Sembrava quasi un film con un finale scritto due anni e mezzo prima: 230 calciatori sotto contratto, suddivisi tra società “satellite” come Nova Gorica (Slovenia), Ascoli e Gubbio (Lega Pro). Un disegno inintelleggibile, con cifre e protagonisti troppo “large” per un calcio in cui ristrettezze e conti alla rovescia la fanno da padrone. La location del film horror in corso oggi è quella di Parma, nell’estate 2012 stazione di sbarco e reimbarco per calciatori di ogni tipologia e qualità che subentravano nell’alveo del club ducale, oggi aeroporto di partenze meste durante il calciomercato invernale che è stato. Ha aperto le porte Antonio Cassano, seguito dai vari Paletta, De Ceglie, Acquah, Pozzi, Rispoli e compagnia cantante: alcuni li hanno chiamati “ingrati”, “fuggitivi”, tanti li hanno però applauditi, condannando la morosità, nel calcio e nel lavoro in generale.

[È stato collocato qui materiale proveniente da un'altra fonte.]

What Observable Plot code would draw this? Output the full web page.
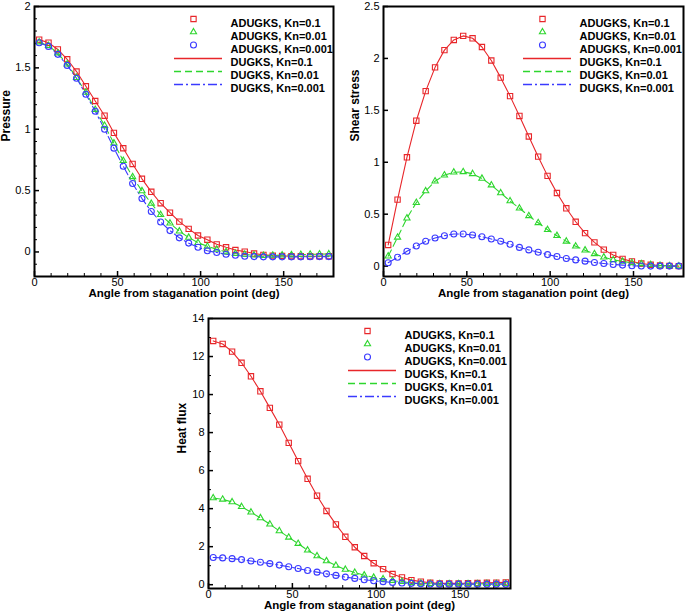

Una diaspora figlia di una gestione sportiva folle e a cui nemmeno il cambio di proprietà ha restituito solidità: il neo-patron albanese Rezart Taçi oggi rispetta il suo cognome e tace dopo aver addirittura spiegato di essere stato vicino a Balotelli, gli stipendi sono una chimera e a farne le spese sono i tanti operai, dal magazziniere ai camerieri passando dai giardinieri, che vivono tanti mini-drammi personali. Stipendi bloccati e calciatori che mettono in mora la società, un’attualità nata dopo 30 mesi di bilanci ricchi di uscite e poveri di entrate, con alcune scelte cervellotiche ereditate dalla gestione-Ghirardi, volta alla maturazione dell’utopia di scovare il talento per far cassa e finanziare acquisti più onerosi: ragazzi presi da campionati minori, persino tra i dilettanti, e prestati in B e Lega Pro, senza tener conto del tetto ingaggi in B e del pagamento degli stipendi da parte delle società titolari del cartellino in terza serie. La Lega, consapevole, ha lasciato fare, rendendosi moralmente correa di una “morte assistita”.
Le avvisaglie di uno psico-dramma nel pallone si erano già avvertite in estate: prima l’Europa League che sfugge, poi la squadra che si indebolisce, infine il “taglio” dei tesserati da 230 a 130. I risultati? Sotto gli occhi di tutti, con pagamenti ai dipendenti saldati fino a dicembre e quelli ai calciatori fino a settembre. E tutti che attendono con trepidazione la tranche di pagamento del 16 febbraio: in Emilia intanto hanno dimenticato gli anni di Crespo, degli scudetti sfiorati, della Coppa Uefa vinta e sono tornati i fantasmi del crac-Tanzi. Il rischio fallimento, fa male scriverlo, è tutt’altro che aleatorio. Tempi grigi per una società che negli anni ’90 era stata in grado di imporsi in Europa e sfidare Juve e Lazio, Roma, Inter e Milan, e che oggi si trova con 9 punti (record negativo in Europa), un manipolo di coraggiosi calciatori rimasti per salvare il salvabile e un futuro difficile anche da immaginare.